Except that's outright and explicitly fucking wrong, smj. Trump lost the popular vote by millions. He was very much disliked by more people than clinton was. The primary reasons he's in office are the EC (I.e. voter placement, not numbers), however many tens of thousands of voters the GOP's bullshit has disenfranchised, and shit like, you know, foreign intervention. What happened damn sure didn't happen because trump was somehow the more liked of the two, because just about goddamn everything we know at this point says otherwise.
Clinton's also been fairly damn forthright about ways she and the democrat party fucked up. There actually has been reconciling from her front, regardless of how much certain segments of our population are set on ignoring or intentionally misinterpreting it.
There are a number of angles this can take, ranging from how EC votes are tabulated on a state by state basis, (EG, winner take all, vs fractional award by district count, vs fractional award by population, vs other), and then on a district level analysis of individual states (Gerrymandering for the win, et al) however, both sets of semantics that could be thrown at this are thrown a huge fucking curveball by the very anomalous results from the eastern seaboard states.

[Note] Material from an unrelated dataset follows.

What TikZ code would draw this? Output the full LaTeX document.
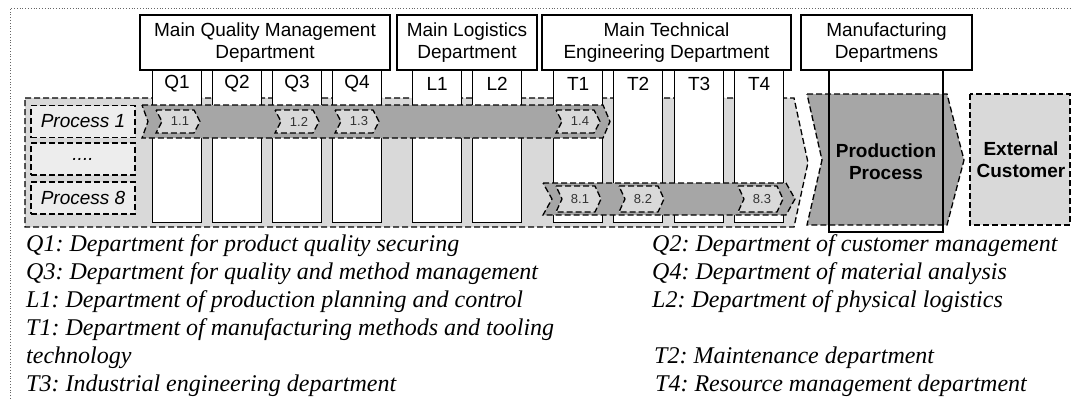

Either the republicans are fucking brilliant at planning gerrymandered districts to engineer elections, in states that were controlled by democrat senators and governors, or there is something fishy about this line of argument.
This kind of argument is thus somewhere between 1 and 2, as SMJ stated. (Acceptance that the outcome happened, with denial about the circumstances and or, moving goal posts irrationally to maintain an internal narrative.)